Decades of theoretical work suggest that quantum computers—perhaps even relatively small ones—will someday be able to solve important problems in chemistry that are intractable on existing computers. But before they can take on big challenges like understanding photosynthesis and improving catalysts for making renewable fuels, researchers have begun simulating small molecules and atoms. And so far, they haven’t gone far beyond what a math-savvy chemist can do with a pen and paper.
This week in the journal
, researchers at IBM describe using a small quantum computer to simulate more complex molecules. The IBM team used six of the quantum bits (qubits) on a seven-qubit system to push into the second row of the periodic table, simulating molecules as large as beryllium hydride (BeH2). What’s significant, says Jerry Chow, manager of experimental computing at IBM research, is how they did it: by developing more sophisticated algorithms that could carry out the simulations on a small, noisy quantum computer.
Beryllium hydride is easy to simulate on a classical computer. It’s the kind of thing theoretical chemists like Markus Reiher call a “toy problem.” But this kind of work must be done in order to make useful quantum computers “that can solve chemical problems where classical computation reaches its limits,” says Reiher, who’s based at ETH Zurich.
On a classical computer, the difficulty of chemical simulations scales exponentially with the size of the problem. To do useful work, researchers make approximations, which works much of the time. But sometimes, quantum effects that are impossible to simulate are key to understanding the chemistry. Quantum computers can represent quantum states such as the energy levels of electrons more naturally. So if companies can make a large one, they should be able to solve chemistry problems more exactly—and tackle problems that are currently impossible.

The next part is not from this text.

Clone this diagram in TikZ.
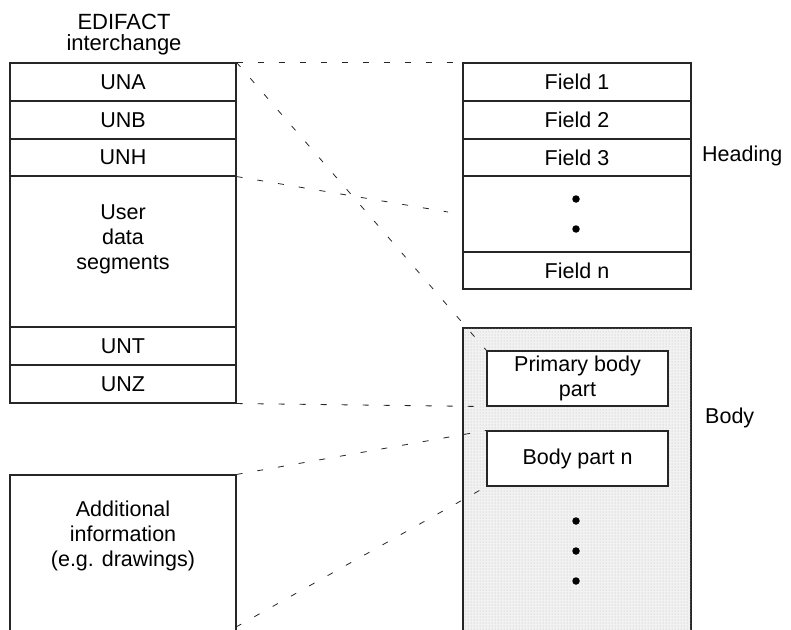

When will quantum computers be able to solve a useful problem that classical computers can’t? We don’t know the answer yet. Today’s quantum computers have fewer than 20 qubits. The more qubits engineers add, the more noise there is in the system, and the harder it becomes to do anything useful. Google has announced that its team is working on a 49-qubit system that should outperform a classical computer on some (probably not practically useful) task—a milestone called quantum supremacy.
Some chemists suspect that solving important chemistry problems will require hundreds of thousands or millions of qubits, in order to correct errors that arise from noise. Others—including those working at IBM and Google—believe it will be possible to do useful chemistry with fewer than 100 qubits. As they try to build larger systems, the big question for these companies is “how do you get value from a quantum computer in the next few years?” says Jay Gambetta, who works on quantum computing and information theory at IBM Research.
The IBM team hopes the chemistry community will help them find out. The company has made a 16-qubit quantum computer accessible over the cloud, and has posted quantum chemistry algorithms researchers can use to simulate small molecules.
Here are some of the chemistry problems researchers want to tackle with quantum computers:
Making greener fertilizer
It takes a lot of energy to synthesize fertilizer because the catalysts for converting nitrogen gas into ammonia only work at high temperatures and pressure. For some bacteria, making ammonia with the enzyme nitrogenase is no sweat. Chemists want to learn the details of how nitrogenase works in order to mimic it with a synthetic catalyst that can be used to make less energy-intensive fertilizers.
But the active site of nitrogenase, the part that interacts with nitrogen and enables the reactions, can’t be modelled on classical computers. Other important biological enzymes, such as the one that performs the first step in photosynthesis, present a similar problem. This spring, researchers at Microsoft estimated it would take hundreds of thousands to a million qubits to simulate nitrogenase’s active site.
Improving clean-energy catalysts
The active site of nitrogenase can’t be modelled on classical computers because it’s made up of transition metals. Transition metals such as iron, cobalt, and platinum have many electrons. For this group of atoms in particular, chemists can’t find the right answers if they dismiss quantum mechanics in their simulations.
Many catalysts are transition metals. This includes those found in engines and fuel cells, and catalysts used to make chemicals and fuels. Simulating their behavior on quantum computers could help chemists make them work faster at lower temperatures, or substitute less expensive metals for catalysts like platinum.
Investigating distant galaxies
To figure out the composition of faraway galaxies, astronomers take their clues from the wavelengths of light those galaxies emit. Small quantum computers may enable researchers to more accurately determine what colors of light different types of molecules give off, a property called their molecular spectra. Armed with this updated information, astronomers could learn more about faraway celestial objects.
Fabricating high-temperature superconductors
Superconductors are highly conductive materials—but they only behave this way at very low temperatures. Like transition metals, superconductors are difficult to accurately model because of the quantum mechanical behavior of their electrons. Today superconductors are used to make qubits, as well as strong magnets for medical imaging systems and particle accelerators. By modeling them on quantum computers, researchers hope to figure out how to make superconductors that work at higher temperatures.